Echinophryne is a genus of marine ray-finned fishes belonging to the subfamily Histiophryninae in the family Antennariidae, the frogfishes. The fishes in this genus are endemic to the waters off Australia.

==Taxonomy==
Echinophryne was first proposed as a genus in 1918 by the Australian ichthyologists Allan Riverstone McCulloch and Edgar Ravenswood Waite with Echinophryne crassispina, a species being newly described by McCulloch and Waite, being designated as the type species as well as being its only species. Some authorities classify this genus in the subfamily Histiophryninae within the family Antennariidae., while others recognise it as the family Histiophrynidae. However, the 5th edition of Fishes of the World does not recognise subfamilies within the Antennariidae, classifying the family within the suborder Antennarioidei within the order Lophiiformes, the anglerfishes.

==Etymology==
Echinophryne combines echinos, meaning "spiny", a reference to the skin of the type species which was described as "thickly beset with large, upstanding, bifurcate spinules", with phryne, meaning "toad", a common used suffix for anglerfish genera, it may date as far back as Aristotle and Cicero, who referred to anglerfishes as "fishing-frogs" and "sea-frogs", respectively, this is assumed to be an allusion to the frog- or toad-like appearance of these fishes.

==Species==
Echinophryne has three recognised species classified within it:
- Echinophryne crassispina McCulloch & Waite, 1918 (Prickly anglerfish)
- Echinophryne mitchellii (Morton, 1897) (Long-spined anglerfish)
- Echinophryne reynoldsi Pietsch & Kuiter, 1984 (Sponge anglerfish)

==Characteristics==
Echinophryne anglerfishes have the second and third dorsal spines free of the skin and not hidden underneath it.
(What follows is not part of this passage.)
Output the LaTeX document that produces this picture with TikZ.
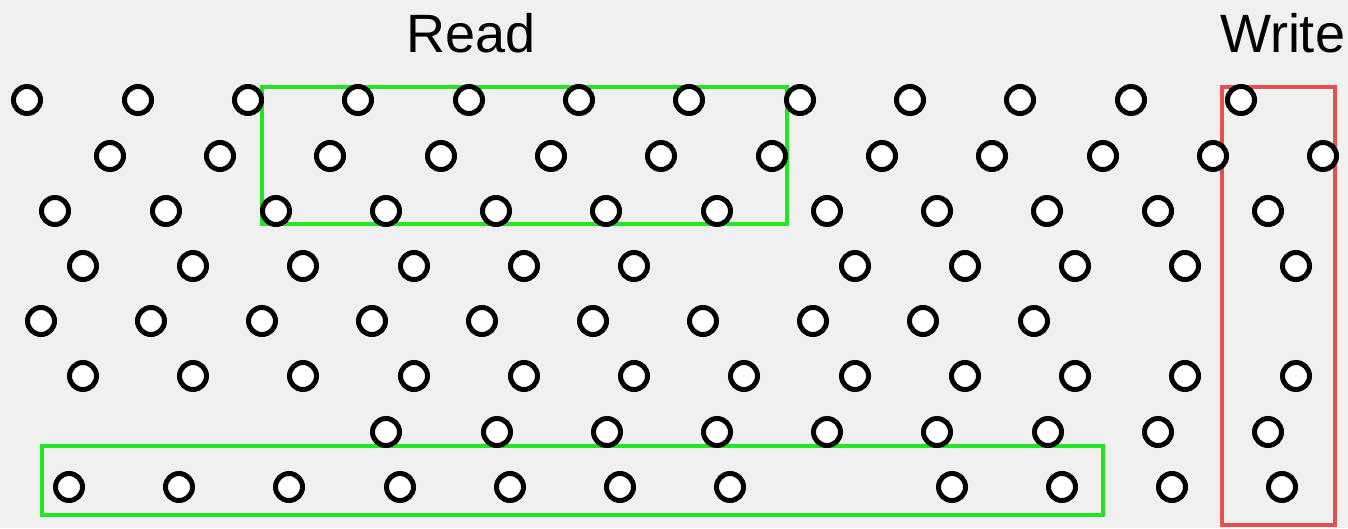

The rough skin is densely covered in denticles. there is a caudal peduncle and the rearmost margins of the dorsal and anal fins are attached to the caudal peduncle in front of the base of the caudal fin. The illicium is covered by closely set denticles and lacks a bulbous lure, or esca. These are relatively small fishes with the largest species being the long-spined anglerfish (E. mitchelli) which has a maximum published standard length of 11.1 cm.
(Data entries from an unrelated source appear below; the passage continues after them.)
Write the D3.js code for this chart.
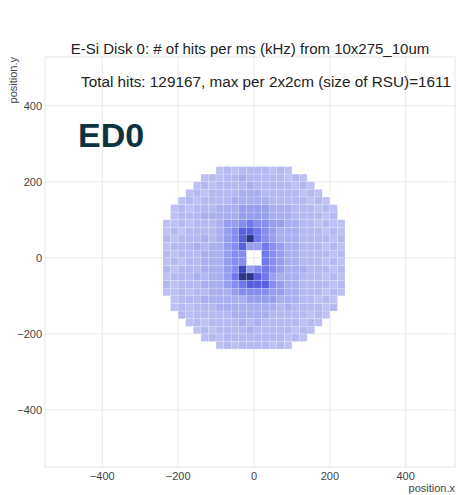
<!DOCTYPE html>
<html>
<head>
<meta charset="utf-8">
<script src="https://cdn.jsdelivr.net/npm/d3@7"></script>
<style>
  body { margin: 0; background: #fff; }
  svg text { font-family: "Liberation Sans", Arial, sans-serif; }
</style>
</head>
<body>
<div id="chart"></div>
<script>
// hit-rate levels per 2x2cm cell
// rows go from y=220..240 (top) down to y=-240..-220, columns from x=-240 to x=220
var cellRows = [
  ".......1212222121.......",
  ".....12122322222121.....",
  "....1212222322222121....",
  "...121222233322222121...",
  "..12122223333322222121..",
  ".1212223334444333222121.",
  ".1222333334444333222212.",
  "112122234456554433221211",
  "121222234577654333222121",
  "212223234579654333222212",
  "122232334574465433222121",
  "21222333455..65433222212",
  "12122333455..65433222121",
  "212223334584565433322212",
  "122232334699764333222121",
  "212223334567775433222212",
  "112122333455554433222121",
  ".1222333333444433322121.",
  ".1212223333333323222212.",
  "..21222223333322222121..",
  "...121222232322222121...",
  "....1212222322222121....",
  ".....12122222222121.....",
  ".......1212222121......."
];
// approx kHz for each level digit
var levelKHz = [170, 215, 255, 300, 380, 480, 620, 800, 1050, 1611];
var xTicks = [-400, -200, 0, 200, 400];
var yTicks = [-400, -200, 0, 200, 400];
var cellSize = 20;

var width = 458, height = 495;
var margin = {top: 57, right: 3, bottom: 28, left: 45};

var svg = d3.select("#chart").append("svg")
    .attr("width", width)
    .attr("height", height);

var x = d3.scaleLinear().domain([-551, 530]).range([margin.left, width - margin.right]);
var y = d3.scaleLinear().domain([-550, 528]).range([height - margin.bottom, margin.top]);

var color = d3.scaleLinear()
    .domain([200, 260, 320, 450, 700, 1000, 1611])
    .range(["#c1c4f3", "#b4b8f1", "#a5aaf0", "#8c92ee", "#656cea", "#4148c8", "#2e3486"]);

// grid
svg.append("g")
    .selectAll("line.gx")
    .data(xTicks)
    .enter().append("line")
    .attr("x1", function (d) { return x(d); })
    .attr("x2", function (d) { return x(d); })
    .attr("y1", y.range()[0])
    .attr("y2", y.range()[1])
    .attr("stroke", "#ebebeb");

svg.append("g")
    .selectAll("line.gy")
    .data(yTicks)
    .enter().append("line")
    .attr("y1", function (d) { return y(d); })
    .attr("y2", function (d) { return y(d); })
    .attr("x1", x.range()[0])
    .attr("x2", x.range()[1])
    .attr("stroke", "#ebebeb");

svg.append("rect")
    .attr("x", x.range()[0])
    .attr("y", y.range()[1])
    .attr("width", x.range()[1] - x.range()[0])
    .attr("height", y.range()[0] - y.range()[1])
    .attr("fill", "none")
    .attr("stroke", "#e6e6e6");

// cells
var cells = [];
cellRows.forEach(function (row, r) {
    var j = 11 - r;
    row.split("").forEach(function (ch, c) {
        if (ch === ".") return;
        cells.push({x0: (c - 12) * cellSize, y0: j * cellSize, v: levelKHz[+ch]});
    });
});

svg.append("g")
    .selectAll("rect")
    .data(cells)
    .enter().append("rect")
    .attr("x", function (d) { return x(d.x0); })
    .attr("y", function (d) { return y(d.y0 + cellSize); })
    .attr("width", function (d) { return x(d.x0 + cellSize) - x(d.x0); })
    .attr("height", function (d) { return y(d.y0) - y(d.y0 + cellSize); })
    .attr("fill", function (d) { return color(d.v); })
    .attr("stroke", "#ffffff")
    .attr("stroke-opacity", 0.3)
    .attr("stroke-width", 0.5);

// axes
var fmt = function (d) { return d < 0 ? "\u2212" + Math.abs(d) : d; };

svg.append("g")
    .selectAll("text")
    .data(xTicks)
    .enter().append("text")
    .attr("x", function (d) { return x(d); })
    .attr("y", y.range()[0] + 13)
    .attr("text-anchor", "middle")
    .style("font-size", "11px")
    .attr("fill", "#444")
    .text(fmt);

svg.append("g")
    .selectAll("text")
    .data(yTicks)
    .enter().append("text")
    .attr("x", x.range()[0] - 3)
    .attr("y", function (d) { return y(d); })
    .attr("dy", "0.35em")
    .attr("text-anchor", "end")
    .style("font-size", "11px")
    .attr("fill", "#444")
    .text(fmt);

svg.append("text")
    .attr("x", x.range()[1])
    .attr("y", y.range()[0] + 25)
    .attr("text-anchor", "end")
    .style("font-size", "11px")
    .attr("fill", "#444")
    .text("position.x");

svg.append("text")
    .attr("transform", "translate(17," + y.range()[1] + ") rotate(-90)")
    .attr("text-anchor", "end")
    .style("font-size", "11px")
    .attr("fill", "#444")
    .text("position.y");

// titles
svg.append("text")
    .attr("x", 250)
    .attr("y", 54)
    .attr("text-anchor", "middle")
    .style("font-size", "15px")
    .attr("fill", "#222")
    .text("E-Si Disk 0: # of hits per ms (kHz) from 10x275_10um");

svg.append("text")
    .attr("x", 451)
    .attr("y", 87)
    .attr("text-anchor", "end")
    .style("font-size", "15.3px")
    .attr("fill", "#222")
    .text("Total hits: 129167, max per 2x2cm (size of RSU)=1611");

svg.append("text")
    .attr("x", 78)
    .attr("y", 147)
    .style("font-size", "34px")
    .style("font-weight", "bold")
    .attr("fill", "#0e3340")
    .text("ED0");
</script>
</body>
</html>
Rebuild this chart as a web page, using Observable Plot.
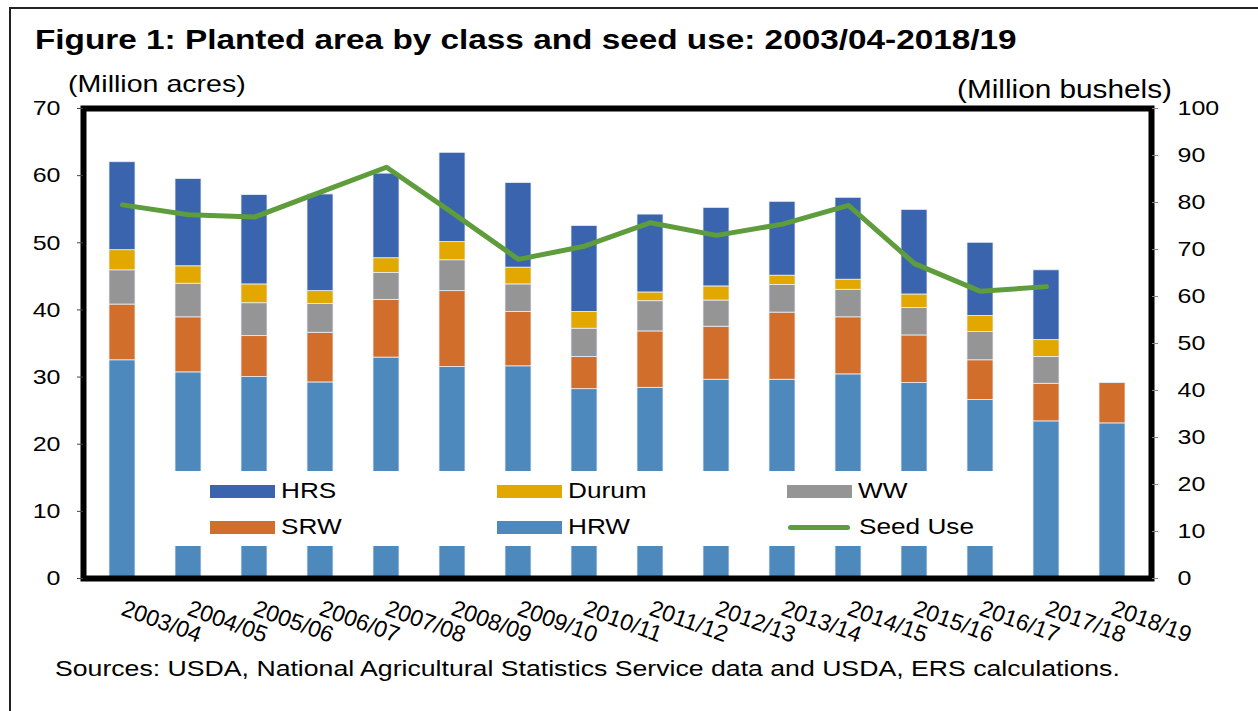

==Distribution and habitat==
Echinophryne anglerfishes are endemic to Australia, they are found along the southern coasts of Australia from King George Sound (Western Australia) in Western Australia to Jervis Bay in New South Wales, including Tasmania. One species, the prickly anglerfish, is found in rocky reefs, frequently under rocks, ledges and around jetties while the sponge anglerfish inhabits rocky reefs where it associates with sponges. They are found as deep as 70 m.